As I write this it's Halloween and unseasonably warm in Chicago, thank goodness. There's nothing worse than Trick or Treating in a gale force wind or torrential rain, both of which are perfectly normal for this time of year. Given what we are about to experience (ie. winter) , warmth at this time of year is bitter sweet for Chicagoans. We know that within a month, we could be plunged into sub zero temps, the likes of which most Brits could never imagine. I thought it was cold growing up in the north east of England, but apparently I didn't even know the meaning of cold.
As Mike mentioned, not only does it get cold, but it gets barren too. The leaves fall off most of the trees and everyone's lawns disappear. When I first moved here I couldn't believe the sight of once well-groomed gardens looking like nuclear fallout scenes for the entire winter.
Yes, the snow is pretty - for a while. But months and months of shoveling (we city swellers don't tend to own snow-blowers) and salting wear thin very quickly. The salt plays havoc with your shoe leather and hardwood floors, and dogs tend to have to wear dog booties to protect their paws. (There's going to be fun in the Expat household the first time we try to wrestle new dog into them, I predict.)
Downtown there's a free ice rink where yes, families have great fun  - until the first signs of frostbite appear. Seriously. Our weather reporters constantly tell us how to spot and treat minor frostbite incidents, and parents are warned not to take children out unless absolutely necessary. Oh yes, (memories flooding back now) as parents of young children, you very quickly learn where the best and/or cheapest indoor play facilities are.
Fashion goes out the window as the floor length parkas come out. Many people here still wear furs, and although I don't, I have to admit that there's nothing better for keeping out those freezing winds as they whistle down from Canada, gathering speed across Lake Michigan. Boots with heals are relegated to the closet and 'sensible' footwear reigns supreme. (Lovely aren't they?) Last year I was so fed up with the cold I even wore a black balaclava (ski mask) to the horror of my children.  (I sensibly pointed out that since no one could actually see who I was, I wasn't embarrassed in the least.)  
Oh and your nose hairs freeze too. A very strange sensation indeed!


  1. My cousin and his family have moved to Canada this year (somewhere in Ontario - Kitchener I think?) and I'm thinking about running a sweepstake on how long it'll be before they come fleeing back to the UK.

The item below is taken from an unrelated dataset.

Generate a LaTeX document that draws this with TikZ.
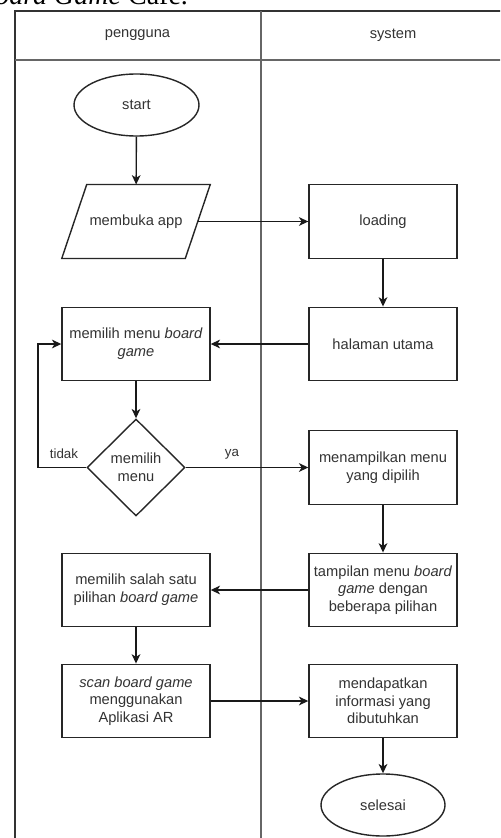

    I couldn't stand it. I hate winter. I don't know what the Mason-Dixon line is (I'll Google it), but south of it sounds good to me! I've got one of those lightboxes but I'm not convinced they actually help. What would help is moving to a nice warm country - Australia or New Zealand are top of my list, but I'm open to suggestions of suitable places in the States or Europe. Not too near the Equator, and I don't mind a couple of months of cold, but somewhere generally sunny.

    I don't know how you do those months of freezing temperatures and staying indoors, I'd really really hate it.

  2. Ah yes, that lovely feeling of the boogers in your nose freezing - not something that ever happened to me in the UK!

  3. Aww you haven't lived until you've experienced the unlikely seeming sensation of your own sweat freezing.

  4. Here in Northern Sweden, I'm looking forward (?) to my first full winter since moving here from the UK. Luckily, I was here for a fortnight back in February (the coldest month, I'm told), where temperatures reached around minus 35 centigrade (minus 31 fahrenheit). So at least I know what I've got

  5. As well as the fact that Chicagoans do not wear christmas sweaters with reindeers I feel I have also been short changed here on the alcohol front. If you go to a Halloween party surely there should be lashings of booze...I don't care if its a kids's party. Are you with me on this basic human right or at the Baltimoreans just teetotallers?

  6. I actually don't mind the coming of winter here as much as I did in the UK. It's so much sunnier here than in the UK, even when the temperature is way below freezing. And then there are all those snowstorms - the boys are so excited by the snowfall that even if the snow shovelling is a pain, there are so many other positives eg. sledging. But I think autumn is now my favourite US season. So beautiful - and the mosquitoes have finally died and gone away!

  7. Here south of the Mason Dixon line, we may only get a few dustings of snow in February or March, but we get at least a couple of weeks where the highs don't go much above 35 F, and the lows get down in the lower teens. It always amazes me when it's warmer in the Shetlands than it is in mid state North Carolina! We don't see as much green in my area as browns and grays; lots of deciduous trees, and the grass all dies off unless you're in a good spot. The grass here has cooked brown all summer anyway, but if you're up closer to the mountains it's better.

    Honestly, I'd trade some more winter for the last few miserable summers we've had, with highs in the low 90's in early May and rudely staying in the upper 90's all the way through till the end of September.

  8. The bay area is very different. Our brown hills turn emerald with the rains, so green is the colour of winter. Our gardens still bloom. If you teleported yourself into San Francisco the only indication that it was winter might be the number of people with casts on their legs and the ski racks on the roofs of the priuses.

    We drive to winter. 15 ft walls of snow line the roads up in tahoe, and the colours of winter are bright, bright blue skies and glittering white snow.

  9. Geeky: That sounds lovely! But understand that now all of us secretly hate you ;)

  10. Here's a very sad story - I never realised why Christmas cards always had glitter on them for snow scenes. See, in England, even if it did snow, the sun was never really shining. It was only when I started going to Colorado for the Xmas break that I actually saw gleaming, sparkling snow and the light bulb went off - "That's what the glitter was supposed to be portraying."

  11. Mike, I don't know where you were last winter, but here in Oxford it was certainly white for half of January. And grey, rather than green is the prevailing colour of winter.

    Thankfully, I work in a college which has Virginia Creeper on the walls, so I'm currently surrounded by beautiful russeta nd gold.